鄙のビジネス書作家のブログ

鄙で暮らす経営コンサルタント(中小企業診断士)・ビジネス書作家六角明雄の感じたことを書いているブログ

心理的安全性と仕事の基準

[要旨]

職場の心理的安全性を高くしたからといって、そのことだけでヌルい職場になってしまうわけではありません。むしろ、仕事の基準だけを高くしても、心理的安全性が高くなければ業績もあがりません。したがって、経営者の方は、心理的安全性と仕事の基準の両方を高めることが大切です。


[本文]

ZENTechのチーフサイエンティストの石井遼介さんが、日経クロストレンドに、心理的安全性に関して寄稿していました。石井さんによれば、心理的に安全な職場は、「ぬるま湯」や「危機感の足りない職場」ではないかという誤解が起こりがちであるが、それは、仕事の「基準」が低いときにそうなるということです。
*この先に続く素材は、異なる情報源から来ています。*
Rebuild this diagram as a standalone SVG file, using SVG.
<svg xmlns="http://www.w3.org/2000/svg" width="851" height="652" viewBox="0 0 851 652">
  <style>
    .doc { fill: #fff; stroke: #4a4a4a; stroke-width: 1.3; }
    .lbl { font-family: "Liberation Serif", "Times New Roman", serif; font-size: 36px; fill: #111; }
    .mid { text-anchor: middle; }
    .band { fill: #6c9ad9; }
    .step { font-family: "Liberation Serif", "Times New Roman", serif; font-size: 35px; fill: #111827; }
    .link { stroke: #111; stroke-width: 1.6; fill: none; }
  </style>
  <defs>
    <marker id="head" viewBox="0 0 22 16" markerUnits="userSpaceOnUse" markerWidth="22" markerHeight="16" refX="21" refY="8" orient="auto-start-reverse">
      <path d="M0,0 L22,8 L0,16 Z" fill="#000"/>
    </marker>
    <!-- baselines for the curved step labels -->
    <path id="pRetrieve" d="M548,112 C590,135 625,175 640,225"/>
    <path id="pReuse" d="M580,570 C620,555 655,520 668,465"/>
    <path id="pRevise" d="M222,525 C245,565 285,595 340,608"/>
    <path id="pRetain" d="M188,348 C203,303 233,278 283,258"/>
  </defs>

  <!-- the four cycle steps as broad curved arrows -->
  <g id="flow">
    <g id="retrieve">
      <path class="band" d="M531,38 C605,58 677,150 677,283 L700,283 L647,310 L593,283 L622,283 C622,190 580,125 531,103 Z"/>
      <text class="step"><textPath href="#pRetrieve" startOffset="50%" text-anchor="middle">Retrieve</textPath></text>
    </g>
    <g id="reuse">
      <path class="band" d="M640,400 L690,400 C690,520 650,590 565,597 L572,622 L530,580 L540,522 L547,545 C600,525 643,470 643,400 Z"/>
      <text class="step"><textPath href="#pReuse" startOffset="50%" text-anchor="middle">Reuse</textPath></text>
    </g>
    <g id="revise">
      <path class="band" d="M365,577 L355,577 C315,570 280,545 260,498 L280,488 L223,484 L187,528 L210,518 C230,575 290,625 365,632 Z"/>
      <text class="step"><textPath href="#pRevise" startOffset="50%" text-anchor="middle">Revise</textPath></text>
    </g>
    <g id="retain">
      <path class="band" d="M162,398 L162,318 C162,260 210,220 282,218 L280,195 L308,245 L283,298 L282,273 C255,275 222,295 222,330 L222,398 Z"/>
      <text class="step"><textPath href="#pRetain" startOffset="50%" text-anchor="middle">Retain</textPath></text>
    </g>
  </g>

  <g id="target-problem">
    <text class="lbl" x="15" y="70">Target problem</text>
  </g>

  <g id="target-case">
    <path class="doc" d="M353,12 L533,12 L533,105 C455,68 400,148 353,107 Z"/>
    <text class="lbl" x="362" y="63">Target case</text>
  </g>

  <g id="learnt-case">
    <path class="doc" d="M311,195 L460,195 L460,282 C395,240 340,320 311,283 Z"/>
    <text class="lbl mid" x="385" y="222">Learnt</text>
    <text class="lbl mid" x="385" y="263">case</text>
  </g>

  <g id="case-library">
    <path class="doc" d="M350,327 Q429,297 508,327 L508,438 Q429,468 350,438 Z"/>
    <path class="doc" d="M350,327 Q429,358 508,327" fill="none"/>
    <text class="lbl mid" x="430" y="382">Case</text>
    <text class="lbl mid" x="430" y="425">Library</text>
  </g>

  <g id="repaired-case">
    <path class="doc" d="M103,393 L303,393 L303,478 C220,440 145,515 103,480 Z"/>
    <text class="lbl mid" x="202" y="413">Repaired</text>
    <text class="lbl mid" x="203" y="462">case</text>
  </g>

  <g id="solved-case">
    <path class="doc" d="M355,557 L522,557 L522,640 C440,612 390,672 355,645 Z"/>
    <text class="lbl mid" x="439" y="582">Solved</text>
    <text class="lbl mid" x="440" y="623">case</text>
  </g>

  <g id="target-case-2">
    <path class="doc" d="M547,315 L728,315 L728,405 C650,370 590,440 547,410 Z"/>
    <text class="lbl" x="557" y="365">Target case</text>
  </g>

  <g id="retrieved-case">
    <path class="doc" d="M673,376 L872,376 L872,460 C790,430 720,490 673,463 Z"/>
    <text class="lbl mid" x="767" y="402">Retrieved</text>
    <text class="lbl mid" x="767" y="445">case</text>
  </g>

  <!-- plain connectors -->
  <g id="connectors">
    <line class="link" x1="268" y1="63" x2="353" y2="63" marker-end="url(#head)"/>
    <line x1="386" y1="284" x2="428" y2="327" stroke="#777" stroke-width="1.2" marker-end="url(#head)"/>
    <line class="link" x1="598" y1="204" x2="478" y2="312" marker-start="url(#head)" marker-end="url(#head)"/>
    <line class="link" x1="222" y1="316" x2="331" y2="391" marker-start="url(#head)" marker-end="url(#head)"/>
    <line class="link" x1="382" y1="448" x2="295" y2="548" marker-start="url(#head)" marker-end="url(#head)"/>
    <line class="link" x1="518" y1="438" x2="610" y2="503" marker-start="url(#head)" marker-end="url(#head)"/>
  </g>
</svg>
石井さんのいう「仕事の基準」とは、妥協点や妥協するラインのことで、目標を達成できなかったり、プロジェクトがうまくいかなかったりしたとき、「まあいいや」と妥協するような風土であれば、それは基準の低い職場だということになるそうです。

そこで、心理的安全性と、仕事の基準の2つの軸で職場を分類すると、石井さんの考え方がよく理解できます。まず、心理的安全性と仕事の基準のいずれも低い職場では、メンバーは互いに無関心で、衝突を避けるだけの状態になります。言うまでもありませんが、このような職場は大きな業績を得ることはできません。つぎに、心理的安全性が高く、仕事の基準が低い職場では、これが「ヌルい職場」になるということです。

そのつぎに、心理的安全性が低く、仕事の基準が高い職場では、チームワークが機能しないまま、ノルマだけに追い立てられるような状態であり、あまり望ましい職場とは言えないようです。最後に、心理的安全性と仕事の基準のいずれも高いときは、職場の学習が促進され、高いパフォーマンスも得られるということです。この石井さんの指摘は、多くの方が理解できると思います。

繰り返しになりますが、誤解されがちな心理的安全性を高くすることについては、そのことだけでヌルい職場になってしまうわけではなく、むしろ、仕事の基準だけを高くしても、心理的安全性が高くなければ業績もあがらないということです。でも、心理的安全性と仕事の基準の両方が高い職場をつくることは、口で言うほど簡単ではないことも事実でしょう。パフォーマンスの高い職場をつくる役割は、経営者の方が担っていますが、その職責を果たすことは、本当にむずかしいですね。